On parking meters, O’Brien says there is there is more demand for parking spaces than supply. And if the city charges, he says. “I agree that the revenue collected should stay in the district where collected. We should be investing that in transit improvements, sidewalks and benches on the street.”

He says the city should spend more time talking with business in a neighborhood, to explain what they intent of parking kiosks or limited time is, rather than simply forcing it through as some believe had happened in Seattle in recent years. You don’t lead by mandating things, you lead by talking with people and explaining the intent.”

O’Brien, a Fremont-area resident, hesitated when asked what he knows of the problems facing West Seattle.

“I think of West Seattle almost like an island, I know it is connected but there are limited ways to get back and forth,” he says. “The sense I have is that the people of West Seattle like that separation. They chose to be in this place that is isolated, but when I don’t want to be separated, it is really hard to connect. I was on a bike bombing down Admiral Way so I didn’t have to wait in traffic, but it was backed way up there,” O’Brien says.

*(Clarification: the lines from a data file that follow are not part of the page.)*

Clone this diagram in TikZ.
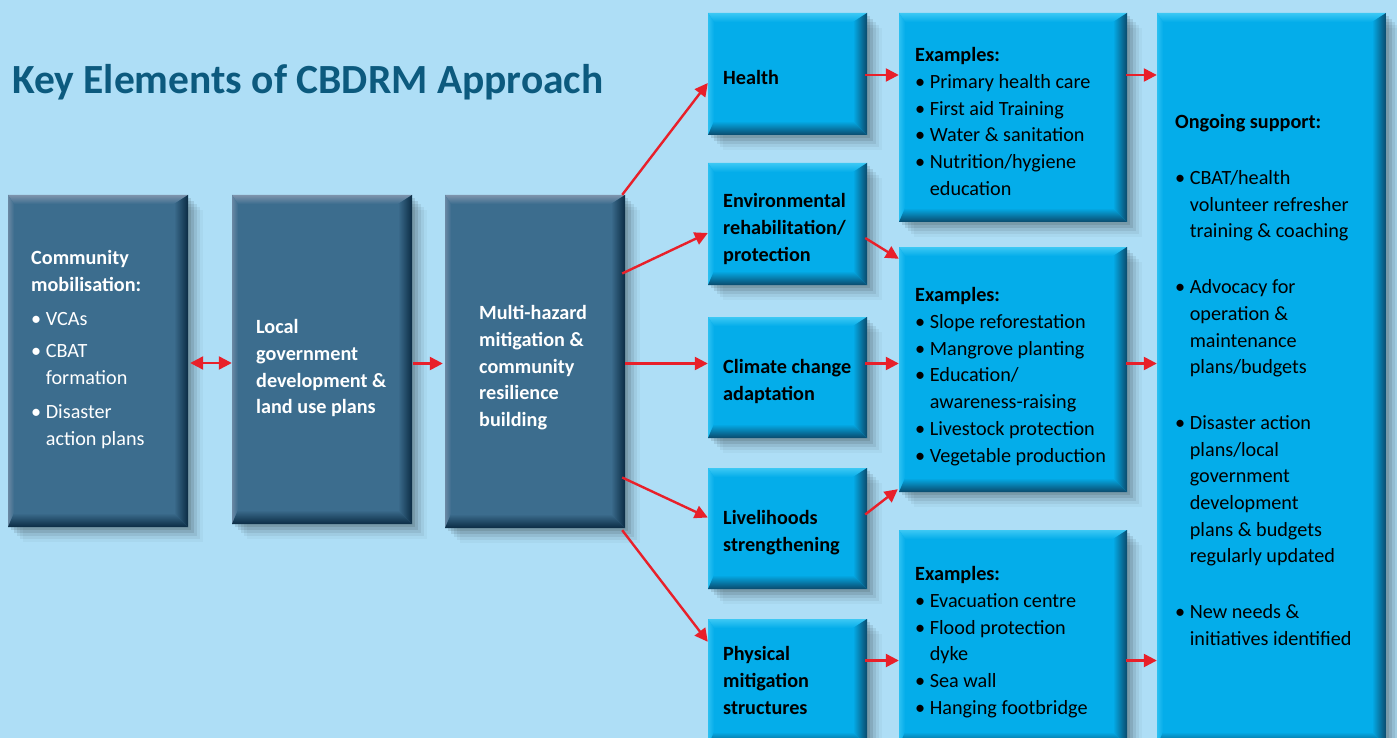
\documentclass[tikz,border=0pt]{standalone}
\usepackage{fontspec}
\setmainfont{Carlito}
\usetikzlibrary{arrows.meta,calc,fit}

\definecolor{bgblue}{HTML}{AEDEF6}
\definecolor{titleblue}{HTML}{0C5A7E}
\definecolor{slatemain}{HTML}{3C6D8E}
\definecolor{slateedge}{HTML}{0B2C44}
\definecolor{slatelight}{HTML}{7D93AC}
\definecolor{cyanmain}{HTML}{04ADEA}
\definecolor{cyanedge}{HTML}{0A4A6C}
\definecolor{cyanlight}{HTML}{3CC8F4}
\definecolor{arrred}{HTML}{E8202A}

% bevelled box: name, x1, y1, x2, y2, face, dark edge, light edge
\newcommand\bevelbox[8]{%
  \foreach \s/\o in {3/0.10,6/0.09,9/0.07,12/0.05,15/0.03}
    \fill[black,opacity=\o] (#2+\s,#3+\s) rectangle (#4+\s,#5+\s);
  \fill[#6] (#2,#3) rectangle (#4,#5);
  \shade[top color=#8,bottom color=#6] (#2,#3) -- (#4,#3) -- (#4-14,#3+9) -- (#2+6,#3+9) -- cycle;
  \shade[left color=#8!70!#6,right color=#6] (#2,#3) -- (#2+6,#3+9) -- (#2+6,#5-14) -- (#2,#5) -- cycle;
  \shade[left color=#6,right color=#7] (#4,#3) -- (#4,#5) -- (#4-14,#5-14) -- (#4-14,#3+9) -- cycle;
  \shade[top color=#6,bottom color=#7] (#2,#5) -- (#4,#5) -- (#4-14,#5-14) -- (#2+6,#5-14) -- cycle;
  \node[fit={(#2,#3) (#4,#5)},inner sep=0pt] (#1) {};
}

\tikzset{
  arr/.style={draw=arrred,line width=2.4pt,-{Triangle[length=13pt,width=13pt]}},
  darr/.style={draw=arrred,line width=2.4pt,{Triangle[length=13pt,width=13pt]}-{Triangle[length=13pt,width=13pt]}},
  txt/.style={anchor=north west,inner sep=0pt,align=left,font=\fontsize{20.2}{26.7}\selectfont},
  btxt/.style={txt,font=\bfseries\fontsize{20.2}{26.7}\selectfont},
  wtxt/.style={txt,text=white},
  ktxt/.style={txt,text=black},
}
\newcommand\ind{\hphantom{•\ }}

\begin{document}
\begin{tikzpicture}[x=1pt,y=-1pt]
\clip (0,0) rectangle (1397,738);
\fill[bgblue] (0,0) rectangle (1397,738);

% title
\node[anchor=base west,inner sep=0pt,text=titleblue,font=\bfseries\fontsize{41.5}{46}\selectfont] (title) at (12,94) {Key Elements of CBDRM Approach};

% main chain
\bevelbox{A}{8}{195}{188}{527}{slatemain}{slateedge}{slatelight}
\bevelbox{B}{232}{195}{412}{524}{slatemain}{slateedge}{slatelight}
\bevelbox{C}{445}{195}{625}{528}{slatemain}{slateedge}{slatelight}

% focus areas
\bevelbox{Hea}{708}{13}{867}{135}{cyanmain}{cyanedge}{cyanlight}
\bevelbox{Env}{708}{163}{867}{285}{cyanmain}{cyanedge}{cyanlight}
\bevelbox{Cli}{708}{317}{867}{438}{cyanmain}{cyanedge}{cyanlight}
\bevelbox{Liv}{708}{468}{867}{589}{cyanmain}{cyanedge}{cyanlight}
\bevelbox{Phy}{708}{619}{867}{746}{cyanmain}{cyanedge}{cyanlight}

% examples
\bevelbox{ExA}{899}{13}{1127}{222}{cyanmain}{cyanedge}{cyanlight}
\bevelbox{ExB}{899}{247}{1127}{492}{cyanmain}{cyanedge}{cyanlight}
\bevelbox{ExC}{899}{530}{1127}{746}{cyanmain}{cyanedge}{cyanlight}

% ongoing support
\bevelbox{Ong}{1157}{13}{1386}{746}{cyanmain}{cyanedge}{cyanlight}

% texts
\node[wtxt] (tA) at (31,246) {\strut\textbf{Community}\\\textbf{mobilisation:}\\[7pt]
  • VCAs\\[6pt] • CBAT\\\ind formation\\[7pt] • Disaster\\\ind action plans};
\node[btxt,text=white] (tB) at (256,315) {\strut Local\\government\\development \&\\land use plans};
\node[btxt,text=white] (tC) at (479,301) {\strut Multi-hazard\\mitigation \&\\community\\resilience\\building};

\node[btxt,text=black] (tHea) at (723,66) {\strut Health};
\node[btxt,text=black] (tEnv) at (723,189) {\strut Environmental\\rehabilitation/\\protection};
\node[btxt,text=black] (tCli) at (723,355) {\strut Climate change\\adaptation};
\node[btxt,text=black] (tLiv) at (723,506) {\strut Livelihoods\\strengthening};
\node[btxt,text=black] (tPhy) at (723,642) {\strut Physical\\mitigation\\structures};

\node[ktxt] (tExA) at (915,43) {\strut\textbf{Examples:}\\ • Primary health care\\ • First aid Training\\ • Water \& sanitation\\ • Nutrition/hygiene\\\ind education};
\node[ktxt] (tExB) at (915,283) {\strut\textbf{Examples:}\\ • Slope reforestation\\ • Mangrove planting\\ • Education/\\\ind awareness-raising\\ • Livestock protection\\ • Vegetable production};
\node[ktxt] (tExC) at (915,562) {\strut\textbf{Examples:}\\ • Evacuation centre\\ • Flood protection\\\ind dyke\\ • Sea wall\\ • Hanging footbridge};

\node[ktxt] (tOng) at (1175,110) {\strut\textbf{Ongoing support:}\\[29pt]
  • CBAT/health\\\ind volunteer refresher\\\ind training \& coaching\\[29pt]
  • Advocacy for\\\ind operation \&\\\ind maintenance\\\ind plans/budgets\\[29pt]
  • Disaster action\\\ind plans/local\\\ind government\\\ind development\\\ind plans \& budgets\\\ind regularly updated\\[29pt]
  • New needs \&\\\ind initiatives identified};

% connectors
\coordinate (aB) at ($(A.east)+(2,2)$);
\draw[darr] (aB) -- (aB -| B.west);
\coordinate (bC) at ($(B.east)+(1,4)$);
\draw[arr] (bC) -- ($(bC -| C.west)+(-2,0)$);

\draw[arr] ($(C.north east)+(-3,0)$) -- ($(Hea.west)+(0,9)$);
\draw[arr] ($(C.east)+(-3,-88)$) -- ($(Env.west)+(0,9)$);
\coordinate (cCli) at ($(C.east)+(0,2)$);
\draw[arr] (cCli) -- (cCli -| Cli.west);
\draw[arr] ($(C.east)+(-3,116)$) -- ($(Liv.west)+(0,-11)$);
\draw[arr] ($(C.south east)+(-3,2)$) -- ($(Phy.north west)+(0,23)$);

\coordinate (hE) at ($(Hea.east)+(-2,1)$);
\draw[arr] (hE) -- (hE -| ExA.west);
\draw[arr] ($(Env.east)+(-2,14)$) -- ($(ExB.north west)+(0,12)$);
\coordinate (cE) at ($(Cli.east |- cCli)+(-2,0)$);
\draw[arr] (cE) -- (cE -| ExB.west);
\draw[arr] ($(Liv.east)+(-2,-14)$) -- ($(ExB.south west)+(-1,-3)$);
\coordinate (pE) at ($(Phy.east)+(-2,-22)$);
\draw[arr] (pE) -- (pE -| ExC.west);

\coordinate (eA) at ($(ExA.east |- hE)+(-1,0)$);
\draw[arr] (eA) -- (eA -| Ong.west);
\coordinate (eB) at ($(ExB.east |- cCli)+(-1,0)$);
\draw[arr] (eB) -- (eB -| Ong.west);
\coordinate (eC) at ($(ExC.east |- pE)+(-1,0)$);
\draw[arr] (eC) -- (eC -| Ong.west);
\end{tikzpicture}
\end{document}
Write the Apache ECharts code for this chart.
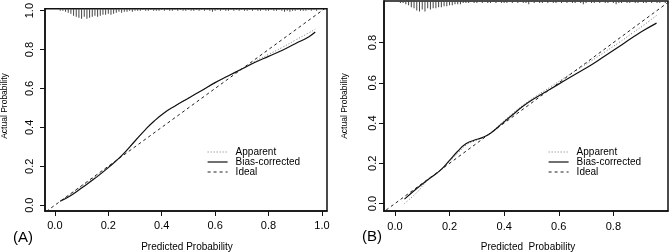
<!DOCTYPE html>
<html>
<head>
<meta charset="utf-8">
<script src="https://cdn.jsdelivr.net/npm/echarts@6/dist/echarts.min.js"></script>
<style>
  html, body { margin: 0; padding: 0; background: #fff; }
  #chart { width: 669px; height: 252px; }
</style>
</head>
<body>
<div id="chart"></div>
<script>
// calibration curves, [predicted, actual]
const apparentA = [[0.02,0.022],[0.06,0.058],[0.1,0.097],[0.15,0.145],[0.2,0.198],[0.25,0.255],[0.3,0.33],[0.34,0.39],[0.37,0.43],[0.41,0.475],[0.45,0.51],[0.5,0.55],[0.55,0.59],[0.6,0.63],[0.65,0.665],[0.7,0.702],[0.75,0.74],[0.8,0.775],[0.85,0.81],[0.9,0.848],[0.95,0.885],[0.975,0.905]]
const biasA = [[0.02,0.02],[0.06,0.05],[0.1,0.088],[0.15,0.138],[0.2,0.193],[0.25,0.255],[0.3,0.33],[0.34,0.39],[0.37,0.43],[0.41,0.475],[0.45,0.51],[0.5,0.55],[0.55,0.59],[0.6,0.63],[0.65,0.665],[0.7,0.7],[0.75,0.735],[0.8,0.765],[0.85,0.795],[0.9,0.83],[0.95,0.865],[0.975,0.89]]
const idealA = [[-0.05,-0.05],[1.05,1.05]]

const apparentB = [[0.035,0.0],[0.08,0.055],[0.12,0.115],[0.17,0.168],[0.2,0.21],[0.23,0.25],[0.26,0.29],[0.29,0.31],[0.32,0.327],[0.35,0.352],[0.39,0.4],[0.43,0.447],[0.47,0.49],[0.52,0.537],[0.57,0.58],[0.62,0.625],[0.67,0.668],[0.72,0.71],[0.77,0.755],[0.82,0.8],[0.87,0.848],[0.91,0.886],[0.958,0.935]]
const biasB = [[0.035,0.022],[0.08,0.075],[0.13,0.128],[0.17,0.17],[0.2,0.215],[0.23,0.26],[0.26,0.297],[0.29,0.315],[0.32,0.328],[0.35,0.35],[0.39,0.395],[0.43,0.44],[0.47,0.485],[0.52,0.53],[0.57,0.57],[0.62,0.61],[0.67,0.65],[0.72,0.69],[0.77,0.735],[0.82,0.78],[0.87,0.825],[0.91,0.86],[0.958,0.897]]
const idealB = [[-0.05,-0.05],[1.05,1.05]]

// rug of predicted probabilities, one count per 0.01 bin
const rugA = [2,2,3,4,5,7,8,9,10,8,10,9,8,7,8,7,6,6,5,6,5,4,3,4,3,3,2,3,2,
  2,2,1,2,2,1,2,2,2,1, 2,1,2,2,1,2,1,2,2,1, 2,2,1,2,1,2,1,2,3,2, 1,2,1,2,2,1,2,1,2,1,
  2,2,1,2,1,2,2,1,2,2, 1,2,2,1,2,3,2,3,2,2, 1,2,2,2,1,2,1,2]
const rugStartA = 0.02
const rugB = [1,2,2,3,4,6,7,9,10,8,10,7,8,7,7,6,6,5,5,4,4,3,3,3,2,
  2,2,1,2,2,1,2,1,2,2, 1,2,1,2,2,2,1,2,1,2, 1,2,2,3,1,2,1,2,2,1, 2,1,2,2,1,2,1,2,1,2,
  2,1,2,3,2,1,2,2,1,2, 1,2,2,1,2,3,2,2,1,2, 2,1,2,2,1,2,2,1,2,1, 2,2,1,2]
const rugStartB = 0.01

const xTicksA = [0, 0.2, 0.4, 0.6, 0.8, 1.0]
const yTicksA = [0, 0.2, 0.4, 0.6, 0.8, 1.0]
const xTicksB = [0, 0.2, 0.4, 0.6, 0.8]
const yTicksB = [0, 0.2, 0.4, 0.6, 0.8]

const seriesNames = ['Apparent', 'Bias-corrected', 'Ideal']

const font = 'Liberation Sans, Arial, sans-serif'
const ink = '#111'

const rugData = (counts, start) => counts.map((c, i) => [+(start + i * 0.01).toFixed(2), c])

function xAxisFor(gridIndex, min, max, ticks, margin) {
  return {
    type: 'value', gridIndex, min, max,
    axisLine: { show: true, onZero: false, lineStyle: { color: ink, width: 1.5 } },
    axisTick: { show: true, length: 5, customValues: ticks, lineStyle: { color: ink } },
    axisLabel: { customValues: ticks, margin, color: '#000', fontSize: 11, fontFamily: font,
      formatter: (v) => v.toFixed(1) },
    splitLine: { show: false }
  }
}
function yAxisFor(gridIndex, min, max, ticks, margin) {
  return {
    type: 'value', gridIndex, min, max,
    axisLine: { show: true, onZero: false, lineStyle: { color: ink, width: 1.5 } },
    axisTick: { show: true, length: 5, customValues: ticks, lineStyle: { color: ink } },
    axisLabel: { customValues: ticks, margin, rotate: 90, color: '#000', fontSize: 11, fontFamily: font,
      formatter: (v) => v.toFixed(1) },
    splitLine: { show: false }
  }
}
function rugAxis(gridIndex) {
  return { type: 'value', gridIndex, inverse: true, min: 0, max: 200, show: false }
}

function panelSeries(xi, yi, ryi, rug, apparent, bias, ideal) {
  return [
    { type: 'bar', xAxisIndex: xi, yAxisIndex: ryi, data: rug, barWidth: 1,
      itemStyle: { color: '#444' }, silent: true },
    { name: seriesNames[0], type: 'line', xAxisIndex: xi, yAxisIndex: yi, data: apparent,
      smooth: true, symbol: 'none', lineStyle: { color: '#777', width: 1, type: [1, 2] }, color: '#777' },
    { name: seriesNames[1], type: 'line', xAxisIndex: xi, yAxisIndex: yi, data: bias,
      smooth: true, symbol: 'none', lineStyle: { color: '#111', width: 1.2 }, color: '#111' },
    { name: seriesNames[2], type: 'line', xAxisIndex: xi, yAxisIndex: yi, data: ideal,
      symbol: 'none', lineStyle: { color: '#222', width: 1, type: [3, 3] }, color: '#222' }
  ]
}

function legendAt(left) {
  return {
    data: seriesNames, orient: 'vertical', left, top: 147, padding: 0,
    itemWidth: 20, itemHeight: 10, itemGap: 0, selectedMode: false,
    itemStyle: { opacity: 0 },
    lineStyle: { width: 1.2 },
    textStyle: { fontSize: 10, lineHeight: 10, color: '#000', fontFamily: font, padding: [0, 0, 0, 3] }
  }
}

function label(text, x, y, size, rotation) {
  return { type: 'text', x, y, rotation: rotation || 0,
    style: { text, fontSize: size, fontFamily: font, fill: '#000', align: 'center', verticalAlign: 'middle' } }
}

const chart = echarts.init(document.getElementById('chart'), null, { renderer: 'canvas' })

chart.setOption({
  animation: false,
  backgroundColor: '#fff',
  grid: [
    { left: 45, top: 3, width: 282, height: 208, show: true, borderColor: ink, borderWidth: 1.5 },
    { left: 384, top: 1, width: 284, height: 210, show: true, borderColor: ink, borderWidth: 1.5 }
  ],
  xAxis: [
    xAxisFor(0, -0.037, 1.019, xTicksA, 9),
    xAxisFor(1, -0.04, 1.0, xTicksB, 10)
  ],
  yAxis: [
    yAxisFor(0, -0.03, 1.01, yTicksA, 10),
    rugAxis(0),
    yAxisFor(1, -0.037, 1.007, yTicksB, 6),
    rugAxis(1)
  ],
  legend: [legendAt(207), legendAt(548)],
  series: [
    ...panelSeries(0, 0, 1, rugData(rugA, rugStartA), apparentA, biasA, idealA),
    ...panelSeries(1, 2, 3, rugData(rugB, rugStartB), apparentB, biasB, idealB)
  ],
  graphic: [
    label('Actual Probability', 5, 106, 8.5, Math.PI / 2),
    label('Actual Probability', 345, 106, 8.5, Math.PI / 2),
    label('Predicted Probability', 187, 247, 10),
    label('Predicted  Probability', 528, 247, 10),
    label('(A)', 23, 238, 15),
    label('(B)', 372, 237, 15)
  ]
})

window.addEventListener('resize', () => chart.resize())
</script>
</body>
</html>
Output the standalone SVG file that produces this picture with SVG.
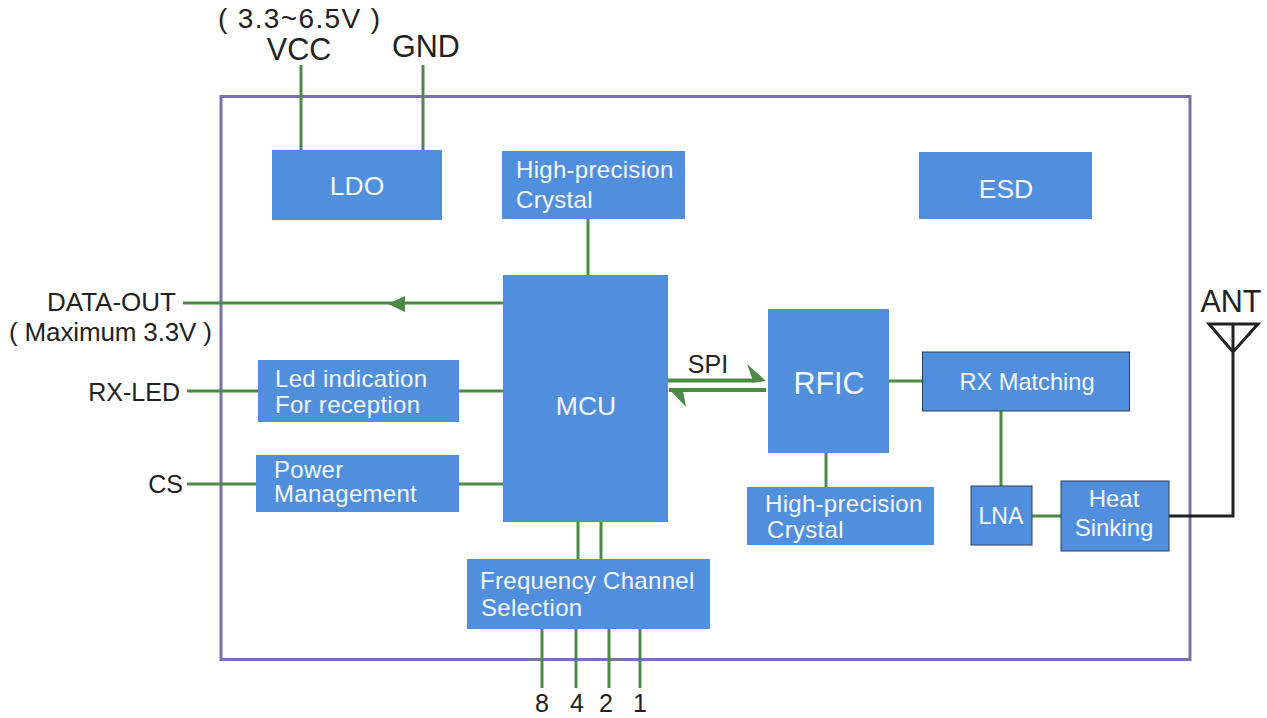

He uses that to suggest that creating more traffic lanes leads only to more traffic, not less congestion.

He does support the West Seattle route of the King County Water Taxi and the shuttles that get people from the region to the dock.

O’Brien added his voice to other council candidates and incumbents opposing Mayor Greg Nickels‘ reported refusal to let city staff talk freely with councilmembers. “I appreciate that the mayor is the head of the executive branch, but the City Council’s job is to give oversight to those departments and the executive branch and we need to be able to communicate. I think the city would benefit from a relationship where the mayor and the council saw each other as assets and try to work together, as opposed to saying we are competitors and we are fighting each other. We have some power over the executive branch and we need to exercise that power,” O’Brien says.

One of the most difficult things facing a new council member is trying to represent everyone in the city. “I want to have my cabinet of advisers represent not just geographical diversities but all other sorts of diversities throughout the city so I can get feedback on how this or that affects neighborhoods,” he says.

O’Brien says people evaluate the world around them through their own eyes, so he wants to broaden that view with others.

He wants to be on the Council because of the critical decisions that city is facing and those decisions will “really affect what Seattle grows into in the next 10 or 20 years. I want to be part of that dialogue.”

Mike O’Brien’s page in the online city Voters’ Guide (text and video) is here. His campaign website is here.

1 Reply to "Election 2009, City Council Position 8 closeup: Mike O'Brien"

  • wseye October 24, 2009 (8:46 am)

    Ouch. If Mike O’Brien gets elected we are doomed to further isolation from the rest of the city. Unfortunately he has no understanding of the practical realities of transportation.